The report examines three issues that have a substantial impact on Black families and Black communities -- foster care, fatherhood and identity development.
“Family Matters is a must read for not only grantmakers but for policymakers and family and child advocates alike,” said Susan Taylor Batten, ABFE’s President and CEO. “The investment strategies and recommendations outlined in this report offer important lessons and advice for those of us concerned with the well-being of Black families."
In the report, Dr. David Sanders, Executive Vice President for System Improvement at Seattle-based Casey Family Programs offers an analysis of the challenges facing children in the child welfare system, and recommends that “philanthropy draw a web of support and services around our most vulnerable families to help them address crisis and stressors that, if left unattended, can overwhelm and put them at risk of having their children taken away.”
Family Matters underscores several findings for how philanthropy and the public sector can improve supports to fathers including:
1. Funding research efforts and piloting more innovative program development that goes to the intricacies of today’s families, and their different shapes and sizes; and
2. Embedding employment supports in current and future program offerings, because low-income fathers often cannot financially contribute, which encourages father-absence.
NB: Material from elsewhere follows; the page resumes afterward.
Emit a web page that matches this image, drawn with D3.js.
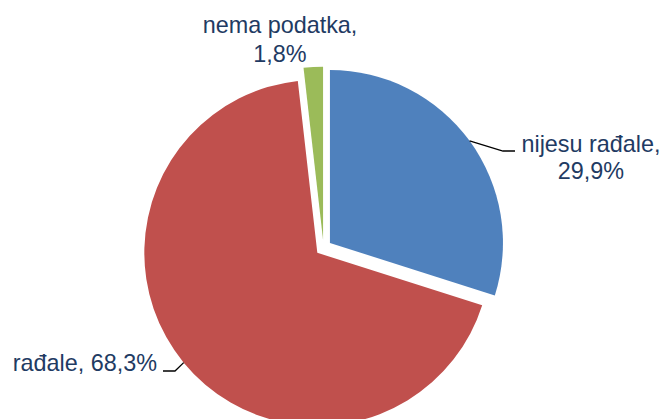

Lastly, Family Matters explores how notions of gender, masculinity and sexual identity in Black communities interact with normative notions of family, and how that interplay is relevant to funders seeking to strengthen Black communities. The authors examine recent pioneering work in anti-homophobic and anti-patriarchal forms of masculinity and articulate new models of manhood that attempt to bridge youth culture and the insights contributed by LGBT and feminist scholarship.
Alvin Starks, Philanthropic Strategist and Advisor and former Senior Program Officer at Arcus Foundation, elaborates on the need to expand on our society’s narrow conceptions of family, particularly in Black communities. “When we think about family constructions we also need to think about what we usually call community. Often, when people think about family they go into the mother-father-child discussion, which eliminates the overwhelming majority of Black people,” said Mr. Starks.
Family Matters concludes with sobering statistical data on philanthropy’s underinvestment in Black-led institutions, and the way in which it undermines the efforts on behalf of Black families and Black institutions highlighted in the report.